Rendons hommage. Combien de femmes présidentes connais-tu ? Combien de présidentes de communautés juives ?... De communautés juives dans un pays arabe ?... Sous tutelle islamiste ? Et à présent demande-toi  combien de présidents de communautés juives à travers le monde - encore moins de femmes présidentes de communautés juives dans un pays arabe islamiste - ont obtenu de leur gouvernement de restaurer deux synagogues (Adly et la Karaite) d’en reconstruire une, comprenant l’ancienne yeshiva (La Rambam) tout en conservant  l’ensemble des autres. Combien ont maintenu leur contenu à l’abri des prédateurs de toutes sortes ? Combien ont réussi à   établir une bibliothèque et ouvrir un espace dédié à la Génizah ? Oui, combien ? 

 

Si les médias, dont elle se méfiait  et qu’elle répugnait à rencontrer en temps normal,  pouvaient enfin l’approcher à son décès,  elle leur faisait toucher du doigt à la fois la beauté de Shaar Hashamayim et  la détresse de Bassatine. Le Bassatine des égouts à ciel ouvert, le Bassatine ‘démarbré’, ce Bassatine proie des  irrespectueux sans foi ni loi, où elle choisit malgré tout de se faire enterrer. Au-delà de l’antienne « de la vingtaine de  juives en cours de disparition chez les islamistes », le riche patrimoine qu’elle s’était efforcée à préserver, l’immense difficulté de la tâche, devenait pour les médias une évidence criante permettant un retentissement international, et rappelant au bon souvenir de monde notre ancienne communauté, son histoire et  son patrimoine.

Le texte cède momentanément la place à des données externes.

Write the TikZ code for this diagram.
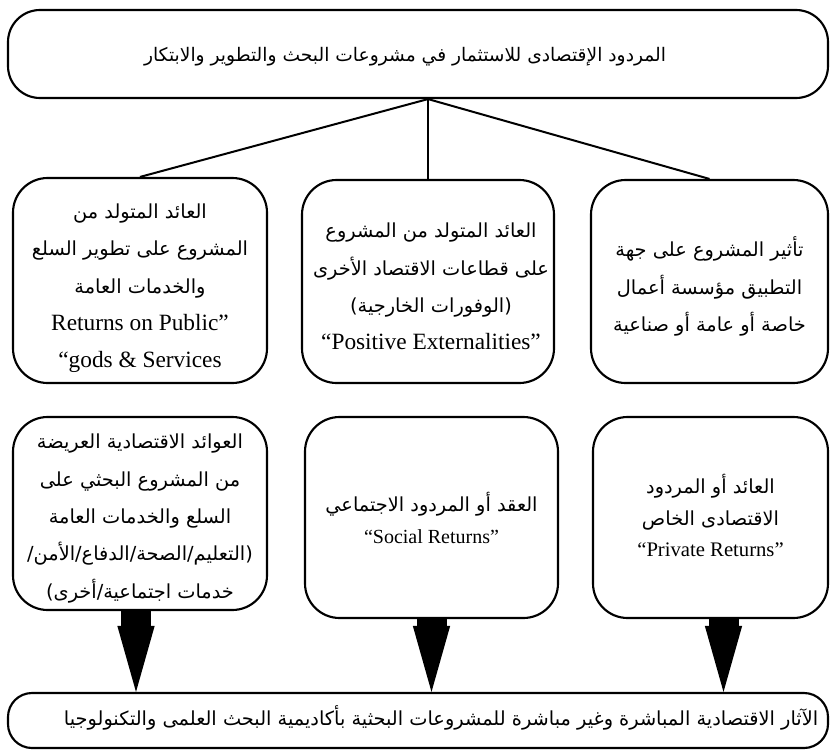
\documentclass[tikz,border=0pt]{standalone}
\usepackage{fontspec}
\setmainfont{Liberation Serif}
\newfontfamily\arfont[Script=Arabic]{DejaVu Sans}
\TeXXeTstate=1
\usetikzlibrary{arrows.meta,calc}
\newcommand{\AR}[1]{{\arfont\fontsize{14.5}{28}\selectfont\beginR #1\endR}}
\newcommand{\ARb}[1]{{\arfont\fontsize{14.5}{23.5}\selectfont\beginR #1\endR}}
\begin{document}
\begin{tikzpicture}[x=0.75pt,y=-0.75pt,
  box/.style={draw=black, line width=1.6pt, rounded corners=26pt, fill=white, inner sep=0pt},
  conn/.style={line width=1.5pt},
  bigarrow/.style={line width=22.5pt, -{Triangle[width=28pt,length=49.5pt,line width=0pt]}},
  txt/.style={align=center, inner sep=0pt, font=\fontsize{17.5}{28}\selectfont}
  ]
\useasboundingbox (0,0) rectangle (833,750);

% top box
\node[box, minimum width=615pt, minimum height=66pt, rounded corners=24pt] (top) at (418,54) {};
\node[txt] (toptxt) at (405,57) {{\arfont\fontsize{14}{28}\selectfont\beginR المردود الإقتصادى للاستثمار في مشروعات البحث والتطوير والابتكار\endR}};

% middle row
\node[box, minimum width=190.5pt, minimum height=153.75pt] (L1) at (140,280.5) {};
\node[txt] (L1t) at ($(L1)+(0,8)$)
  {\AR{العائد المتولد من}\\ \AR{المشروع على تطوير السلع}\\ \AR{والخدمات العامة}\\ Returns on Public”\\ “gods \& Services};
\node[box, minimum width=189pt, minimum height=152.25pt] (M1) at (428,281.5) {};
\node[txt] (M1t) at ($(M1)+(3,5)$)
  {\AR{العائد المتولد من المشروع}\\ \AR{على قطاعات الاقتصاد الأخرى}\\ \AR{(الوفورات الخارجية)}\\ “Positive Externalities”};
\node[box, minimum width=177.75pt, minimum height=152.25pt] (R1) at (709.5,281.5) {};
\node[txt] (R1t) at ($(R1)+(0,5)$)
  {\AR{تأثير المشروع على جهة}\\ \AR{التطبيق مؤسسة أعمال}\\ \AR{خاصة أو عامة أو صناعية}};

% bottom row
\node[box, minimum width=190.5pt, minimum height=144.75pt] (L2) at (140,513.5) {};
\node[txt] (L2t) at ($(L2)+(0,5)$)
  {\AR{العوائد الاقتصادية العريضة}\\ \AR{من المشروع البحثي على}\\ \AR{السلع والخدمات العامة}\\ \AR{(التعليم/الصحة/الدفاع/الأمن/}\\ \AR{خدمات اجتماعية/أخرى)}};
\node[box, minimum width=189.75pt, minimum height=150.75pt] (M2) at (431.5,517.5) {};
\node[txt, font=\fontsize{15}{24}\selectfont] (M2t) at (M2)
  {{\arfont\fontsize{14.5}{24}\selectfont\beginR العقد أو المردود الاجتماعي\endR}\\ “Social Returns”};
\node[box, minimum width=176.25pt, minimum height=150.75pt] (R2) at (710.5,517.5) {};
\node[txt, font=\fontsize{15.5}{23.5}\selectfont] (R2t) at ($(R2)+(0,-2)$)
  {\ARb{العائد أو المردود}\\ \ARb{الاقتصادى الخاص}\\ “Private Returns”};

% bottom box
\node[box, minimum width=615pt, minimum height=41.25pt, rounded corners=18pt] (bot) at (418,720.5) {};
\node[txt] (bottxt) at (441,718) {\AR{الآثار الاقتصادية المباشرة وغير مباشرة للمشروعات البحثية بأكاديمية البحث العلمى والتكنولوجيا}};

% connectors
\coordinate (apex) at (top.south -| M1.north);
\draw[conn] (apex) -- (L1.north);
\draw[conn] (apex) -- (M1.north);
\draw[conn] (apex) -- (R1.north);

\draw[bigarrow] ([xshift=-3pt]L2.south) -- ([xshift=-3pt]L2.south |- bot.north);
\draw[bigarrow] (M2.south) -- (M2.south |- bot.north);
\draw[bigarrow] ([xshift=9.75pt]R2.south) -- ([xshift=9.75pt]R2.south |- bot.north);
\end{tikzpicture}
\end{document}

Carmen n’a pas eu d’enfants. Telle une lionne, elle rugissait plus d’une fois dès qu’on s’approchait un peu trop de ses « lionceaux »… les Synagogues, les Sifré Torah, les Registres, les Cimetières. Elle était constamment à la recherche de moyens pour la subsistance et l’éclat de ses lionceaux. Nous avons tous entendu le « combien tu donnes ? ». Oui, combien ?

 

D’une noble stature, elle savait ce qu’elle voulait et comprenait la jungle dans laquelle elle évoluait. Telle une  lionne elle ne cherchait pas à être aimée, mais respectée, tant sa personne que son  territoire. Et pourtant, à voir les employés de la communauté la porter à sa dernière demeure, à constater qu’ils pleuraient ouvertement sa perte, on conclut à plus que  du simple respect.

    

Notre première rencontre d’il y a dix ans fut  difficile.  Elle pensait que tous ceux qui parlaient du patrimoine juif d’Égypte voulaient en réalité se l’approprier. Je pris lentement conscience que la lionne ne faisait que protéger jalousement ses enfants  pour qu’ils puissent survivre de l’autre côté du pont. Certes nos priorités étaient divergentes, mais nous recherchions le même objectif : ne pas laisser oublier notre Histoire.  Nous apprîmes dans l’association Nebi Daniel  à respecter ses priorités,  à l’accompagner en gardant la distance respectueuse qu’elle  commandait.

 

Avec le temps, je pense qu’elle comprit que nous aussi, hors d’Égypte,  faisions intégralement partie du patrimoine qu’elle se devait de mettre en lumière. Elle vit que les ministres de la Culture et des Antiquités commençaient à abonder dans notre sens, pour la restauration de la Synagogue d’Alexandrie, qu’ils  acceptaient le principe des copies des registres, juste avant la révolution. Nous n’étions plus de dangereux prédateurs.  Notre modeste contribution à la restauration de Shaar Hashamayim, nos encouragements politiques pour la reconstruction de la Rambam et de la synagogue Karaïte et l’organisation de la petite exposition permanente à Fostat sur la Geniza, notre présence et l’absence de critiques inutiles et stériles firent que nous étions tolérés. On n’apprivoise pas facilement  une lionne.

 

Je ne suis pas certain que Carmen approuverait une partie de la prière d’inhumation qui rappelle « Pour celui qui ici-bas a toujours fait son devoir selon la volonté du Seigneur, le jour de la mort est préférable au jour de la naissance », car il lui restait tant à faire. Je suis certain qu’elle accepterait par contre l’autre partie qui dit « Toi seul peux juger chacun selon ses œuvres et le récompenser réellement pour ses actions au cours de son séjour ici-bas ». Grâce à son acharnement de chaque instant, les lionceaux vont subsister durablement. Qu’elle en soit au moins remerciée et si D… veut,  récompensée.  

 

À sa chère sœur Glorice, et aux membres de  la communauté juive du Caire, ainsi qu’à sa nouvelle Présidente, je formule les vœux de consolation. Nous sommes reconnaissants à Magda et Nadia Haroun d’avoir pris en charge l’organisation des obsèques. À la nouvelle présidente de la communauté du Caire nous disons HAZAK ! Force et courage.

 

N’oublie pas Magda qu’il y a DEUX lions à Kasr El Nil.